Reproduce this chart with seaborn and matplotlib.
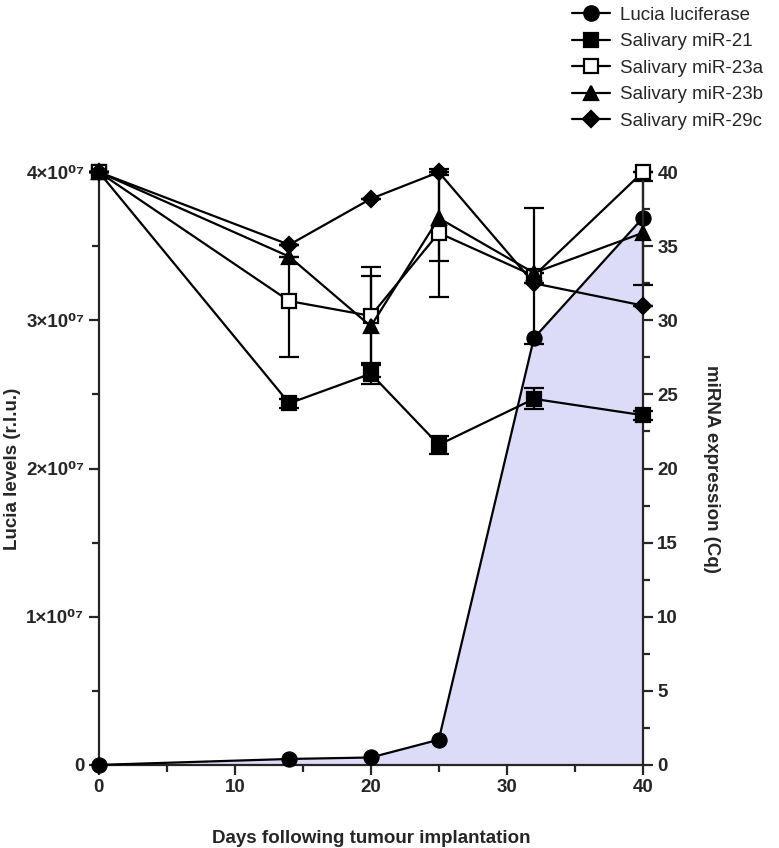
import numpy as np
import pandas as pd
import matplotlib
matplotlib.use('Agg')
import matplotlib.pyplot as plt
import seaborn as sns
from matplotlib.ticker import MultipleLocator
from matplotlib.lines import Line2D

sns.set_style('ticks')
plt.rcParams['font.family'] = ['Liberation Sans', 'DejaVu Sans']

# days after implantation
days = [0, 14, 20, 25, 32, 40]

# Lucia luciferase (r.l.u.), left axis
lucia = [0, 0.04e7, 0.05e7, 0.17e7, 2.88e7, 3.69e7]

# salivary miRNA Cq values, right axis
mir21 = [40, 24.4, 26.4, 21.6, 24.7, 23.6]
mir21_err = [0, 0.3, 0.7, 0.6, 0.7, 0.3]
mir23a = [40, 31.3, 30.3, 35.9, 33.0, 40]
mir23a_err = [0, 3.8, 3.3, 4.3, 4.6, 0]
mir23b = [40, 34.3, 29.6, 36.9, 33.2, 35.9]
mir23b_err = [0, 0, 3.4, 2.9, 0, 3.5]
mir29c = [40, 35.1, 38.2, 40, 32.5, 31.0]
mir29c_err = [0, 0, 0, 0, 0, 0]

left_ticks = [0, 1e7, 2e7, 3e7, 4e7]
left_labels = ['0', '1×10⁰⁷', '2×10⁰⁷', '3×10⁰⁷', '4×10⁰⁷']

fig = plt.figure(figsize=(7.79, 8.48), dpi=100)
ax = fig.add_axes([0.127, 0.098, 0.698, 0.699])
ax2 = ax.twinx()

lw = 1.6
ax.fill_between(days, lucia, 0, color='#dcdcf8', lw=0, zorder=0)
sns.lineplot(x=days, y=lucia, ax=ax, color='black', lw=lw, marker='o',
             markersize=11, markeredgecolor='black', markerfacecolor='black',
             zorder=3, clip_on=False)

series = [
    ('Salivary miR-21', mir21, mir21_err, 's', 'black', 10),
    ('Salivary miR-23a', mir23a, mir23a_err, 's', 'white', 10),
    ('Salivary miR-23b', mir23b, mir23b_err, '^', 'black', 10),
    ('Salivary miR-29c', mir29c, mir29c_err, 'D', 'black', 8),
]
for name, vals, err, mk, fc, ms in series:
    eb = ax2.errorbar(days, vals, yerr=err, fmt='none', ecolor='black',
                      elinewidth=lw, capsize=7, capthick=lw, zorder=2)
    for c in eb.get_children():
        c.set_clip_on(False)
    sns.lineplot(x=days, y=vals, ax=ax2, color='black', lw=lw, marker=mk,
                 markersize=ms, markerfacecolor=fc, markeredgecolor='black',
                 markeredgewidth=1.6, zorder=3, clip_on=False)

ax.set_xlim(0, 40)
ax.set_ylim(0, 4e7)
ax2.set_ylim(0, 40)

ax.set_yticks(left_ticks)
ax.set_yticklabels(left_labels)
ax.yaxis.set_minor_locator(MultipleLocator(0.5e7))
ax.xaxis.set_major_locator(MultipleLocator(10))
ax.xaxis.set_minor_locator(MultipleLocator(5))
ax2.yaxis.set_major_locator(MultipleLocator(5))
ax2.yaxis.set_minor_locator(MultipleLocator(2.5))

for a in (ax, ax2):
    a.spines['top'].set_visible(False)
    for s in a.spines.values():
        s.set_linewidth(1.6)
    a.tick_params(which='major', length=7, width=1.6, labelsize=13.5)
    a.tick_params(which='minor', length=5, width=1.6)
    for lab in a.get_xticklabels() + a.get_yticklabels():
        lab.set_fontweight('bold')
ax.spines['right'].set_visible(False)
ax2.spines['left'].set_visible(False)
ax2.spines['bottom'].set_visible(False)

ax.set_xlabel('Days following tumour implantation', fontsize=13.5,
              fontweight='bold', labelpad=24)
ax.set_ylabel('Lucia levels (r.l.u.)', fontsize=13.5, fontweight='bold',
              labelpad=4)
ax2.set_ylabel('miRNA expression (Cq)', fontsize=13.5, fontweight='bold',
               rotation=270, labelpad=30)

# legend above the plot on the right
handles = [Line2D([], [], color='black', lw=lw, marker='o', markersize=11,
                  markerfacecolor='black')]
for name, vals, err, mk, fc, ms in series:
    handles.append(Line2D([], [], color='black', lw=lw, marker=mk,
                          markersize=ms, markerfacecolor=fc,
                          markeredgecolor='black', markeredgewidth=1.6))
labels = ['Lucia luciferase'] + [s[0] for s in series]
fig.legend(handles, labels, loc='upper left', bbox_to_anchor=(0.713, 1.012),
           frameon=False, fontsize=13.5, handlelength=2.0, labelspacing=0.5,
           handletextpad=0.55)

fig.savefig('out.png', dpi=100)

════════════════════

Repeat only the lines between the start of the data and the line with "left_labels = ['0', '1×10⁰⁷', '2×10⁰⁷', '3×10⁰⁷', '4×10⁰⁷']", including those two lines, and skip the pictures.

*Exercise solution*.
Reproduce this chart with seaborn and matplotlib.
import numpy as np
import pandas as pd
import matplotlib
matplotlib.use('Agg')
import matplotlib.pyplot as plt
import seaborn as sns
from matplotlib.ticker import MultipleLocator
from matplotlib.lines import Line2D

sns.set_style('ticks')
plt.rcParams['font.family'] = ['Liberation Sans', 'DejaVu Sans']

# days after implantation
days = [0, 14, 20, 25, 32, 40]

# Lucia luciferase (r.l.u.), left axis
lucia = [0, 0.04e7, 0.05e7, 0.17e7, 2.88e7, 3.69e7]

# salivary miRNA Cq values, right axis
mir21 = [40, 24.4, 26.4, 21.6, 24.7, 23.6]
mir21_err = [0, 0.3, 0.7, 0.6, 0.7, 0.3]
mir23a = [40, 31.3, 30.3, 35.9, 33.0, 40]
mir23a_err = [0, 3.8, 3.3, 4.3, 4.6, 0]
mir23b = [40, 34.3, 29.6, 36.9, 33.2, 35.9]
mir23b_err = [0, 0, 3.4, 2.9, 0, 3.5]
mir29c = [40, 35.1, 38.2, 40, 32.5, 31.0]
mir29c_err = [0, 0, 0, 0, 0, 0]

left_ticks = [0, 1e7, 2e7, 3e7, 4e7]
left_labels = ['0', '1×10⁰⁷', '2×10⁰⁷', '3×10⁰⁷', '4×10⁰⁷']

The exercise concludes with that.